A Magliano Vetere, nel cuore del Cilento, c’è un museo che raccoglie i ritrovamenti fossili della zona. Alcuni sono di estremo interesse: c’è l’antenato della gustosa cernia, scoperto nell’attuale Ottati e risalente a 50 milioni di anni fa; una specie peculiare di gamberetto preistorico, il palemon vesolensis, rinvenuto su quello che oggi è il Monte Vesole e che risale a 75 milioni di anni fa e che a suo modo – data l’estrema fragilità dell’esoscheletro – rappresenta un ritrovamento eccezionale. Piante antichissime, persino fiori forse tra i primi apparsi sul pianeta. Il quadro restituito dai ritrovamenti e dai fossili conservati e studiati a Magliano Vetere è interessante: lì dove oggi ci sono le colline e i monti del Cilento si estendeva il mare aperto, costellata qua e là di piccole isolette tropicali. Come fu, appunto, il Sannio in cui visse Ciro.

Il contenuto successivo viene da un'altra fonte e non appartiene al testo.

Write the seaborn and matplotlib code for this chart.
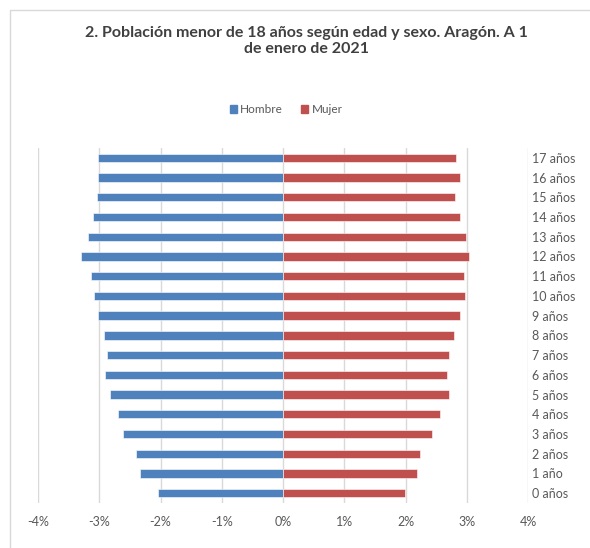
import numpy as np
import pandas as pd
import matplotlib
matplotlib.use("Agg")
import matplotlib.pyplot as plt
from matplotlib.patches import Rectangle
from matplotlib.ticker import FuncFormatter
import seaborn as sns

# edades de 17 (arriba) a 0 (abajo)
edades = ["17 años", "16 años", "15 años", "14 años", "13 años", "12 años",
          "11 años", "10 años", "9 años", "8 años", "7 años", "6 años",
          "5 años", "4 años", "3 años", "2 años", "1 año", "0 años"]
# porcentaje sobre el total (hombres en negativo)
hombre = [-3.02, -3.02, -3.04, -3.11, -3.18, -3.30, -3.14, -3.08, -3.02,
          -2.92, -2.88, -2.90, -2.82, -2.70, -2.61, -2.40, -2.34, -2.04]
mujer = [2.83, 2.89, 2.80, 2.89, 2.99, 3.03, 2.95, 2.97, 2.89,
         2.79, 2.71, 2.68, 2.71, 2.56, 2.44, 2.24, 2.18, 1.99]
sexos = ["Hombre", "Mujer"]
colores = ["#4F81BD", "#C0504D"]
ticks_x = [-4, -3, -2, -1, 0, 1, 2, 3, 4]

df = pd.DataFrame({
    "edad": edades * 2,
    "sexo": ["Hombre"] * len(edades) + ["Mujer"] * len(edades),
    "valor": hombre + mujer,
})

sns.set_style("white")
plt.rcParams["font.family"] = ["Lato", "DejaVu Sans"]

fig = plt.figure(figsize=(5.9, 5.48), dpi=100)
ax = fig.add_axes([38 / 590, 45 / 548, 490 / 590, 355 / 548])

sns.barplot(data=df, x="valor", y="edad", hue="sexo", order=edades,
            hue_order=sexos, palette=colores, saturation=1, dodge=False,
            width=0.42, orient="h", ax=ax, legend=False,
            edgecolor="white", linewidth=0.4)

ax.set_xlim(-4, 4)
ax.set_xticks(ticks_x)
ax.xaxis.set_major_formatter(FuncFormatter(lambda v, p: f"{v:.0f}%"))
ax.grid(axis="x", color="#d9d9d9", linewidth=1)
ax.set_axisbelow(True)
ax.yaxis.tick_right()
ax.tick_params(axis="both", length=0, labelsize=9, colors="#595959")
ax.tick_params(axis="y", pad=3)
ax.tick_params(axis="x", pad=9)
ax.set_xlabel("")
ax.set_ylabel("")
for s in ax.spines.values():
    s.set_visible(False)

handles = [plt.Rectangle((0, 0), 1, 1, color=c) for c in colores]
fig.legend(handles, sexos, loc="center", bbox_to_anchor=(0.485, 0.80), ncol=2,
           frameon=False, fontsize=8.5, handlelength=0.6, handleheight=0.6,
           handletextpad=0.3, columnspacing=1.5, labelcolor="#595959")

fig.text(0.52, 0.925, "2. Población menor de 18 años según edad y sexo. Aragón. A 1\nde enero de 2021",
         ha="center", va="center", fontsize=11.5, fontweight="bold", color="#404040",
         linespacing=1.25)

fig.patches.append(Rectangle((10 / 590, -0.1), 1.2, 1 - 10 / 548 + 0.1,
                             transform=fig.transFigure, fill=False,
                             edgecolor="#d9d9d9", linewidth=1))

fig.savefig("out.png", dpi=100)
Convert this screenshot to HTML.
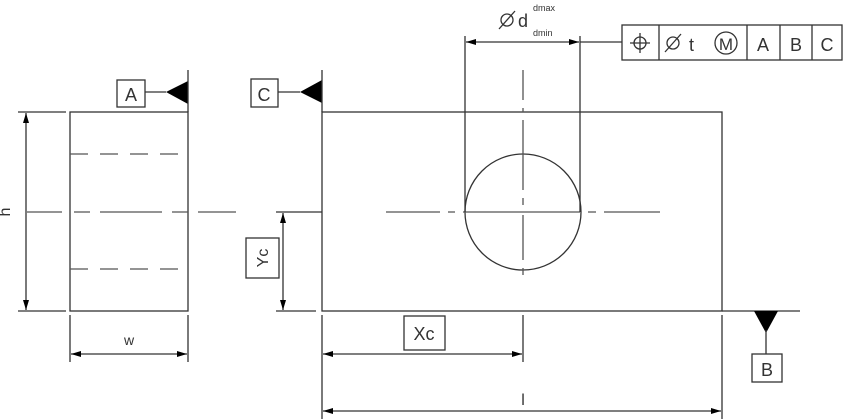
<!DOCTYPE html>
<html><head><style>html,body{margin:0;padding:0;background:#fff}svg{display:block}</style></head><body>
<svg width="850" height="419" viewBox="0 0 850 419" xmlns="http://www.w3.org/2000/svg" font-family="Liberation Sans, sans-serif" fill="none" stroke="#333" stroke-width="1.3">
<defs>
<marker id="ar" viewBox="0 0 10 6" refX="10" refY="3" markerWidth="15" markerHeight="6" orient="auto-start-reverse" markerUnits="userSpaceOnUse"><path d="M0,0L10,3L0,6z" fill="#000" stroke="none"/></marker>
</defs>
<!-- left view -->
<rect x="70" y="112" width="118" height="199"/>
<path d="M70,154H188M70,269H188" stroke-dasharray="18,12" stroke="#555"/>
<path d="M27,212H62M74,212H90M100,212H162M172,212H188M198,212H236" stroke="#555"/>
<path d="M18,112H66M18,311H66"/>
<line x1="26" y1="113" x2="26" y2="310" marker-start="url(#ar)" marker-end="url(#ar)"/>
<text x="12" y="212" font-size="16" fill="#333" stroke="none" text-anchor="middle" transform="rotate(-90 12 212)" dy="-2">h</text>
<path d="M70,315V362M188,315V362"/>
<line x1="71" y1="354" x2="187" y2="354" marker-start="url(#ar)" marker-end="url(#ar)"/>
<text x="129" y="345" font-size="14" fill="#333" stroke="none" text-anchor="middle">w</text>
<!-- A datum -->
<rect x="117" y="80" width="28" height="27"/>
<text x="131" y="101" font-size="18" fill="#333" stroke="none" text-anchor="middle">A</text>
<line x1="145" y1="92" x2="166" y2="92"/>
<path d="M166,92L188,81V104z" fill="#000" stroke="none"/>
<line x1="188" y1="70" x2="188" y2="112"/>
<!-- C datum -->
<rect x="251" y="79" width="27" height="28"/>
<text x="264" y="101" font-size="18" fill="#333" stroke="none" text-anchor="middle">C</text>
<line x1="278" y1="92" x2="300" y2="92"/>
<path d="M300,92L322,80V103z" fill="#000" stroke="none"/>
<line x1="322" y1="70" x2="322" y2="112"/>
<!-- main view -->
<rect x="322" y="112" width="400" height="199"/>
<circle cx="523" cy="212" r="58"/>
<path d="M523,70V100M523,108V112M523,120V190M523,198V205M523,215V260M523,268V275" stroke="#555"/>
<path d="M386,212H440M448,212H455M463,212H580M588,212H596M604,212H660" stroke="#555"/>
<line x1="722" y1="311" x2="800" y2="311"/>
<!-- Yc -->
<path d="M276,212H322M276,311H316"/>
<line x1="283" y1="213" x2="283" y2="310" marker-start="url(#ar)" marker-end="url(#ar)"/>
<rect x="246" y="238" width="33" height="40"/>
<text x="262" y="258" font-size="16" fill="#333" stroke="none" text-anchor="middle" transform="rotate(-90 262 258)" dy="6">Yc</text>
<!-- Xc -->
<path d="M322,315V419M523,315V362M722,315V419"/>
<line x1="323" y1="354" x2="522" y2="354" marker-start="url(#ar)" marker-end="url(#ar)"/>
<rect x="404" y="316" width="41" height="34"/>
<text x="424" y="340" font-size="18" fill="#333" stroke="none" text-anchor="middle">Xc</text>
<line x1="323" y1="411" x2="721" y2="411" marker-start="url(#ar)" marker-end="url(#ar)"/>
<text x="523" y="405" font-size="16" fill="#333" stroke="none" text-anchor="middle">l</text>
<!-- B datum -->
<path d="M754,311L778,311L766,333z" fill="#000" stroke="none"/>
<line x1="766" y1="330" x2="766" y2="354"/>
<rect x="752" y="354" width="30" height="28"/>
<text x="767" y="376" font-size="18" fill="#333" stroke="none" text-anchor="middle">B</text>
<!-- diameter -->
<path d="M465,36V212M580,36V212"/>
<line x1="466" y1="42" x2="579" y2="42" marker-start="url(#ar)" marker-end="url(#ar)"/>
<line x1="580" y1="42" x2="622" y2="42"/>
<circle cx="507" cy="20" r="6"/><line x1="499" y1="29" x2="515" y2="11"/>
<text x="518" y="27" font-size="18" fill="#333" stroke="none">d</text>
<text x="533" y="11" font-size="9" fill="#333" stroke="none">dmax</text>
<text x="533" y="36" font-size="9" fill="#333" stroke="none">dmin</text>
<!-- feature frame -->
<rect x="622" y="25" width="220" height="35"/>
<path d="M659,25V60M747,25V60M780,25V60M812,25V60"/>
<circle cx="640" cy="43" r="6"/><path d="M630,43H650M640,33V53"/>
<circle cx="673" cy="43" r="6"/><line x1="665" y1="52" x2="681" y2="34"/>
<text x="689" y="51" font-size="18" fill="#333" stroke="none">t</text>
<circle cx="726" cy="43" r="11"/>
<text x="726" y="50" font-size="17" fill="#333" stroke="none" text-anchor="middle">M</text>
<text x="763" y="51" font-size="18" fill="#333" stroke="none" text-anchor="middle">A</text>
<text x="796" y="51" font-size="18" fill="#333" stroke="none" text-anchor="middle">B</text>
<text x="827" y="51" font-size="18" fill="#333" stroke="none" text-anchor="middle">C</text>
</svg>
</body></html>
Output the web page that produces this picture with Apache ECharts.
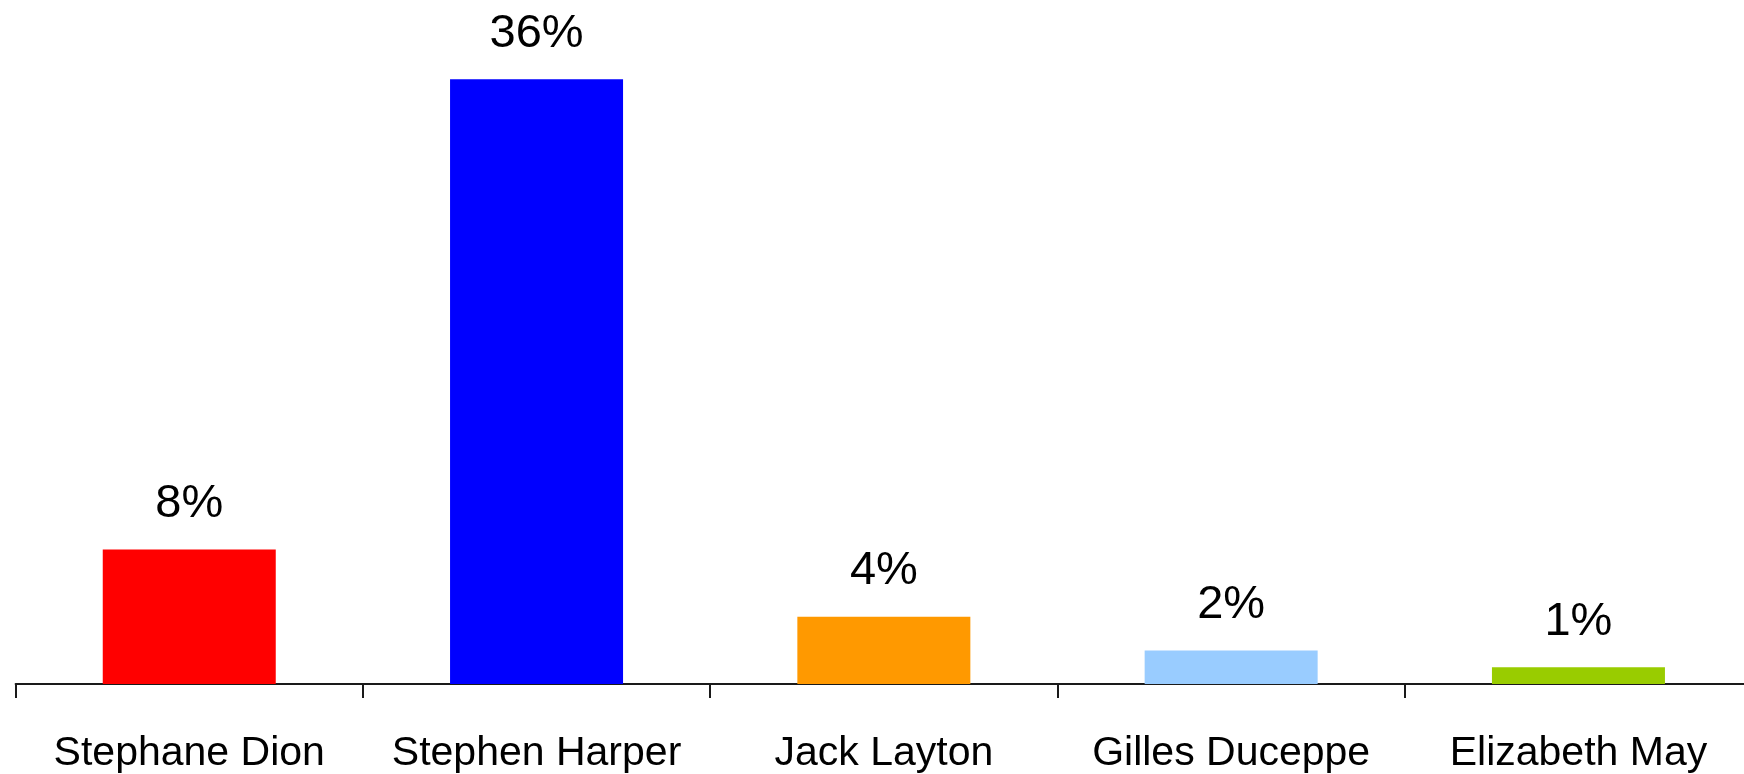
<!DOCTYPE html>
<html>
<head>
<meta charset="utf-8">
<script src="https://cdn.jsdelivr.net/npm/echarts@6/dist/echarts.min.js"></script>
<style>
html,body{margin:0;padding:0;background:#fff;overflow:hidden;}
#chart{width:1760px;height:774px;}
</style>
</head>
<body>
<div id="chart"></div>
<script>
const categories = ['Stephane Dion', 'Stephen Harper', 'Jack Layton', 'Gilles Duceppe', 'Elizabeth May'];
const values = [8, 36, 4, 2, 1];
const colors = ['#FF0000', '#0000FF', '#FF9900', '#99CCFF', '#99CC00'];

const chart = echarts.init(document.getElementById('chart'));
chart.setOption({
  animation: false,
  backgroundColor: '#ffffff',
  grid: { left: 15.6, width: 1736.5, top: 12, bottom: 90, containLabel: false },
  xAxis: {
    type: 'category',
    data: categories,
    axisLine: { show: true, lineStyle: { color: '#1a1a1a', width: 2 } },
    axisTick: { show: true, alignWithLabel: false, length: 14, lineStyle: { color: '#1a1a1a', width: 2 } },
    axisLabel: { interval: 0, color: '#000', fontFamily: 'Liberation Sans, Arial, sans-serif', fontSize: 41, margin: 49 },
    splitLine: { show: false }
  },
  yAxis: {
    type: 'value', min: 0, max: 40, show: false,
    splitLine: { show: false }
  },
  series: [{
    type: 'bar',
    data: values.map((v, i) => ({ value: v, itemStyle: { color: colors[i] } })),
    barWidth: 173,
    label: {
      show: true,
      position: 'top',
      distance: 22,
      formatter: '{c}%',
      color: '#000',
      fontFamily: 'Liberation Sans, Arial, sans-serif',
      fontSize: 47
    }
  }]
});
</script>
</body>
</html>
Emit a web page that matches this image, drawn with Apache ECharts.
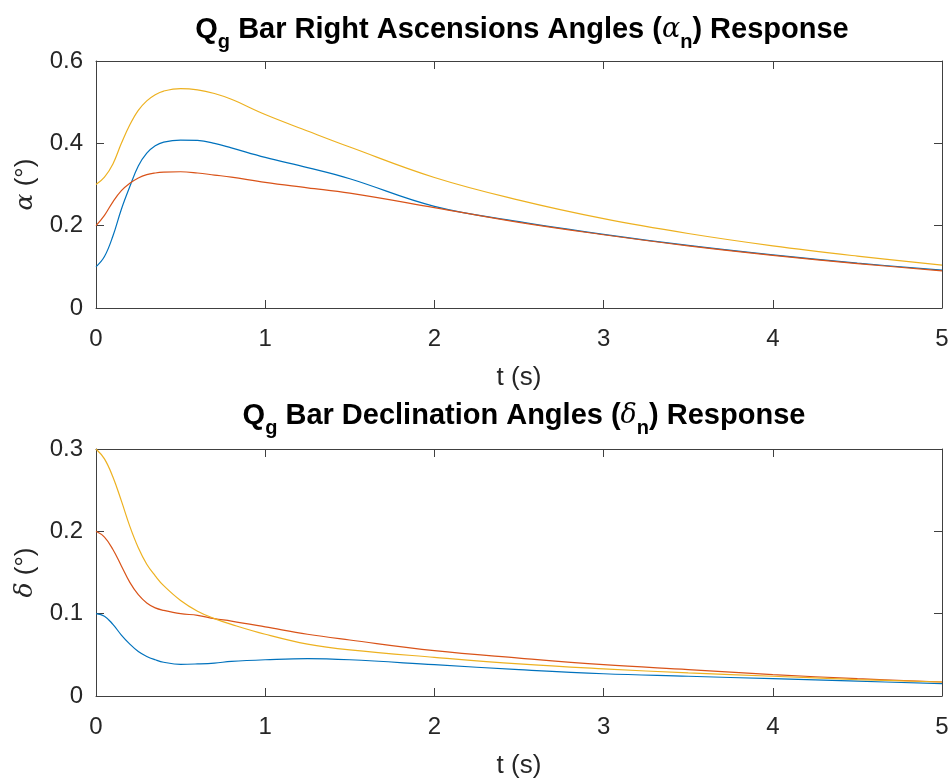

I pesci rappresentano alcune delle testimonianze più affascinanti dell’antichissimo passato (sommerso) della Campania. Al museo paleontologico di Napoli ci sono alcuni esemplari che hanno destato l’interesse degli studiosi. Si tratta dei cosiddetti pesci fossili, di Giffoni Valle Piana e Castellammare di Stabia. Il primo è un paraledipotus ornatus che risale al Triassico superiore, praticamente un po’ prima dell’alba dei dinosauri. Fu una specie molto diffusa nei mari del tempo, esemplari simili sono stati scoperti in Austria, in Francia, Polonia, Stati Uniti e Arabia Saudita. I secondi, invece, sono quattro stemmatodus rhombus, una sorta di antenati dei pregiati rombi. Sono piccolissimi pesci ossei, adatti a vivere in ambienti caldi, che non superano i sei centimetri di lunghezza e risalgono al periodo del Cretaceo inferiore.
In tempi (relativamente!) più recenti, la Campania emerge dalle acque e le sue terre iniziano a popolarsi di animali terrestri. Al Museo Archeologico provinciale di Salerno sono esposti i resti di esemplari di antichi elefanti e ippopotami preistorici, scoperti nell’area che oggi è quella di Santa Cecilia di Eboli. Si tratta di ritrovamenti importanti che, secondo gli studiosi, avrebbero impresso il loro marchio sulla mitologia e sulle credenze dei popoli che poi sarebbero arrivati a colonizzare quelle terre.